Content itself loses its aura. In the past, creation carried weight because it required time and effort. Knowledge was rarer. Today, enormous amounts of content can be produced within seconds. Abundance replaces meaning. When everything is available, everything begins to look similar. The aura surrounding human creation, the sense that something singular was born out of struggle or insight, fades.
Within this reality, human beings refuse to be bored. Every empty moment is filled with stimulation. There is no need to dwell in not knowing, no need to endure discomfort within conversation, no need to wrestle with an idea. Yet boredom was a space for imagination, and embarrassment was a gateway to growth. When we relinquish them, we relinquish depth in human dialogue. Instead of listening to one another, we consult a system that decides for us. Instead of building ideas together, we receive a polished formulation.
Within organisations, these shifts reshape hierarchies and power relations. Access to the tool appears equal, yet new hierarchies emerge based on technological fluency, access to infrastructure, and critical understanding. Economic interests of AI producers often outweigh the civic choices of organisations and individuals. These companies determine which capabilities to prioritise and which boundaries to set. The rules of the field are often established above the heads of organisations, influencing relationships between employees, managers, and technology companies without conscious collective deliberation.
Public discourse often treats this development as inevitable. However, technology is shaped by human decisions, not by deterministic forces. The key question is not what AI will produce, but what we choose for it to produce and what boundaries we are willing to set.

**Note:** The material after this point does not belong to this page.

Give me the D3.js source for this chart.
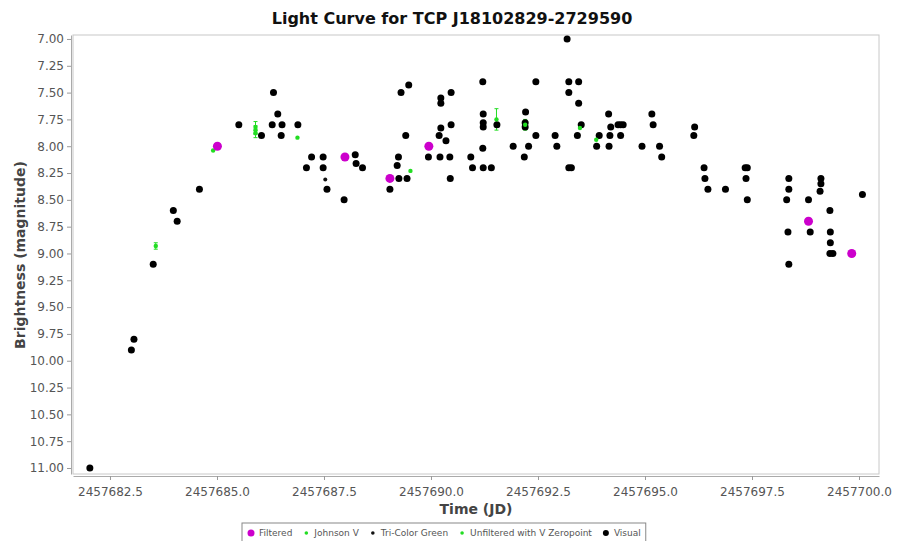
<!DOCTYPE html>
<html>
<head>
<meta charset="utf-8"/>
<title>Light Curve</title>
<script src="https://d3js.org/d3.v7.min.js"></script>
<style>
  body { margin: 0; background: #fff; }
  text { font-family: "DejaVu Sans", sans-serif; }
</style>
</head>
<body>
<div id="chart"></div>
<script>
// JD values are stored as offsets from 2457680
var JD0 = 2457680;

// Visual observations [jd offset, magnitude]
var visual = [
  [2.03, 11.00], [3.00, 9.90], [3.06, 9.80], [3.51, 9.10], [3.98, 8.60], [4.07, 8.70],
  [4.59, 8.40], [5.51, 7.80], [6.04, 7.90], [6.32, 7.50], [6.42, 7.70], [6.29, 7.80],
  [6.52, 7.80], [6.50, 7.90], [6.89, 7.80], [7.21, 8.10], [7.48, 8.10], [7.09, 8.20],
  [7.48, 8.20], [7.57, 8.40], [7.97, 8.50], [8.23, 8.08], [8.25, 8.16], [8.40, 8.20],
  [9.04, 8.40], [9.24, 8.10], [9.21, 8.18], [9.25, 8.30], [9.44, 8.30], [9.30, 7.50],
  [9.48, 7.43], [9.41, 7.90], [9.94, 8.10], [10.21, 8.10], [10.44, 8.10], [10.23, 7.55],
  [10.23, 7.60], [10.47, 7.50], [10.23, 7.83], [10.47, 7.80], [10.19, 7.90], [10.35, 7.95],
  [10.45, 8.30], [10.93, 8.10], [10.97, 8.20], [11.22, 8.20], [11.41, 8.20], [11.21, 7.40],
  [11.22, 7.70], [11.22, 7.78], [11.22, 7.82], [11.21, 8.02], [11.54, 7.80], [11.92, 8.00],
  [12.18, 8.10], [12.21, 7.68], [12.20, 7.78], [12.20, 7.82], [12.28, 8.00], [12.45, 7.40],
  [12.45, 7.90], [12.90, 7.90], [12.94, 8.00], [13.18, 7.00], [13.22, 7.40], [13.22, 7.50],
  [13.45, 7.40], [13.45, 7.60], [13.22, 8.20], [13.28, 8.20], [13.51, 7.80], [13.42, 7.90],
  [13.93, 7.90], [13.87, 8.00], [14.15, 7.70], [14.20, 7.82], [14.18, 7.90], [14.16, 8.00],
  [14.37, 7.80], [14.43, 7.80], [14.49, 7.80], [14.43, 7.90], [14.93, 8.00], [15.16, 7.70],
  [15.19, 7.80], [15.34, 8.00], [15.39, 8.10], [16.16, 7.82], [16.14, 7.90], [16.38, 8.20],
  [16.40, 8.30], [16.47, 8.40], [16.88, 8.40], [17.34, 8.20], [17.39, 8.20], [17.36, 8.30],
  [17.39, 8.50], [18.36, 8.30], [18.36, 8.40], [18.31, 8.50], [18.34, 8.80], [18.36, 9.10],
  [18.82, 8.50], [18.86, 8.80], [19.11, 8.30], [19.11, 8.35], [19.09, 8.42], [19.32, 8.60],
  [19.33, 8.80], [19.33, 8.90], [19.32, 9.00], [19.39, 9.00], [20.08, 8.45]
];

// Filtered observations
var filtered = [
  [5.01, 8.00], [7.99, 8.10], [9.04, 8.30], [9.95, 8.00], [18.82, 8.70], [19.83, 9.00]
];

// Tri-Color Green
var triColorGreen = [[7.53, 8.31]];

// Johnson V [jd offset, magnitude, error]
var johnsonV = [
  [3.57, 8.93, 0.03], [5.90, 7.82, 0.05], [5.90, 7.85, 0.04], [5.90, 7.88, 0.04],
  [11.53, 7.75, 0.10], [12.20, 7.80, 0.05]
];

// Unfiltered with V Zeropoint
var unfilteredV = [
  [4.91, 8.04], [6.88, 7.92], [9.52, 8.23], [13.48, 7.83], [13.86, 7.94]
];

var xTicks = [2457682.5, 2457685.0, 2457687.5, 2457690.0, 2457692.5, 2457695.0, 2457697.5, 2457700.0];
var yTicks = [7.00, 7.25, 7.50, 7.75, 8.00, 8.25, 8.50, 8.75, 9.00, 9.25, 9.50, 9.75, 10.00, 10.25, 10.50, 10.75, 11.00];

var legendItems = [
  {name: "Filtered", color: "#cc00cc", r: 3.5},
  {name: "Johnson V", color: "#22dd22", r: 1.8},
  {name: "Tri-Color Green", color: "#111", r: 1.8},
  {name: "Unfiltered with V Zeropoint", color: "#22dd22", r: 1.8},
  {name: "Visual", color: "#000", r: 3}
];

var W = 903, H = 541;
var margin = {top: 35, right: 24, bottom: 67, left: 73};
var width = W - margin.left - margin.right,
    height = H - margin.top - margin.bottom;

var svg = d3.select("#chart").append("svg")
    .attr("width", W).attr("height", H);

var g = svg.append("g")
    .attr("transform", "translate(" + margin.left + "," + margin.top + ")");

var x = d3.scaleLinear()
    .domain([2457681.636 - JD0, 2457700.467 - JD0])
    .range([0, width]);
var y = d3.scaleLinear()
    .domain([6.963, 11.056])
    .range([0, height]);

// plot border
g.append("rect")
    .attr("width", width).attr("height", height)
    .attr("fill", "#fff").attr("stroke", "#c8c8c8");

// y axis
var yAxis = g.append("g")
    .attr("transform", "translate(-2,0)")
    .call(d3.axisLeft(y).tickValues(yTicks).tickFormat(d3.format(".2f")).tickSize(4).tickSizeOuter(0));
// x axis
var xAxis = g.append("g")
    .attr("transform", "translate(0," + (height + 2) + ")")
    .call(d3.axisBottom(x).tickValues(xTicks.map(function(d) { return d - JD0; }))
        .tickFormat(function(d) { return (d + JD0).toFixed(1); }).tickSize(4).tickSizeOuter(0));

[yAxis, xAxis].forEach(function(a) {
  a.select(".domain").attr("stroke", "#aaa");
  a.selectAll(".tick line").attr("stroke", "#999");
  a.selectAll(".tick text").attr("fill", "#555").style("font-size", "12px")
      .style("font-family", "DejaVu Sans, sans-serif");
});
xAxis.selectAll(".tick text").attr("dy", "1.1em");

// error bars
var eb = g.append("g").attr("stroke", "#22dd22").attr("stroke-width", 1);
johnsonV.forEach(function(d) {
  var cx = x(d[0]);
  eb.append("line").attr("x1", cx).attr("x2", cx).attr("y1", y(d[1] - d[2])).attr("y2", y(d[1] + d[2]));
  eb.append("line").attr("x1", cx - 2).attr("x2", cx + 2).attr("y1", y(d[1] - d[2])).attr("y2", y(d[1] - d[2]));
  eb.append("line").attr("x1", cx - 2).attr("x2", cx + 2).attr("y1", y(d[1] + d[2])).attr("y2", y(d[1] + d[2]));
});

function drawSeries(data, color, r) {
  g.append("g").selectAll("circle")
    .data(data).enter().append("circle")
      .attr("cx", function(d) { return x(d[0]); })
      .attr("cy", function(d) { return y(d[1]); })
      .attr("r", r)
      .attr("fill", color);
}

drawSeries(visual, "#000", 3.5);
drawSeries(triColorGreen, "#111", 2);
drawSeries(unfilteredV, "#22dd22", 2.2);
drawSeries(johnsonV, "#22dd22", 2.2);
drawSeries(filtered, "#cc00cc", 4.5);

// title
svg.append("text")
    .attr("x", 452).attr("y", 24)
    .attr("text-anchor", "middle")
    .style("font-size", "16px").style("font-weight", "bold")
    .attr("fill", "#111")
    .text("Light Curve for TCP J18102829-2729590");

// axis labels
svg.append("text")
    .attr("x", 476).attr("y", 514)
    .attr("text-anchor", "middle")
    .style("font-size", "14px").style("font-weight", "bold")
    .attr("fill", "#444")
    .text("Time (JD)");

svg.append("text")
    .attr("transform", "translate(25," + 255 + ") rotate(-90)")
    .attr("text-anchor", "middle")
    .style("font-size", "14px").style("font-weight", "bold")
    .attr("fill", "#444")
    .text("Brightness (magnitude)");

// legend (box runs past the bottom edge, as in the original)
var lg = svg.append("g").attr("transform", "translate(242,523)");
var lgBox = lg.append("rect").attr("height", 24).attr("fill", "#fff").attr("stroke", "#888");
var lx = 9;
legendItems.forEach(function(it) {
  lg.append("circle").attr("cx", lx).attr("cy", 10).attr("r", it.r).attr("fill", it.color);
  var t = lg.append("text").attr("x", lx + 8).attr("y", 13.3)
      .style("font-size", "9px").attr("fill", "#555").text(it.name);
  lx += 8 + t.node().getComputedTextLength() + 14;
});
lgBox.attr("width", lx - 9);
</script>
</body>
</html>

Given this understanding, organisations must take a different approach. Integrating artificial intelligence is not just a technological task but an exercise in environmental design. First, organisations should define a value-driven purpose before focusing on operations. This includes clarifying the culture they want to foster, the dialogue they wish to encourage, and the responsibilities they intend to keep with people. Second, they should identify where technology intersects with human relationships, decide where AI should replace or support dialogue, and set boundaries accordingly.
Third, organisations must invest in developing critical thinking among employees and leaders, focusing not only on how to use AI but also on questioning it, identifying bias, and maintaining independent judgment. Fourth, they must establish clear accountability, defining responsibility for AI-assisted outputs and ensuring transparency for employees and clients. Fifth, organisations should intentionally preserve spaces where human processes retain value, protecting open discussion, slow learning, and unhurried creation. Once, it consciously requires seeing it as part of a social fabric rather than a functional add-on. It requires leadership willing to slow down in order to think, to set limits even when the market pressures acceleration, and to recognise that designing a work environment means designing consciousness. The organisational future is not dictated by technology but by the manner in which we choose to integrate it. If we do so with awareness, responsibility, and deliberate design, we can benefit from its capabilities without losing human depth. If we surrender design and adopt technological determinism, we may eventually discover that the environment we designed has designed us.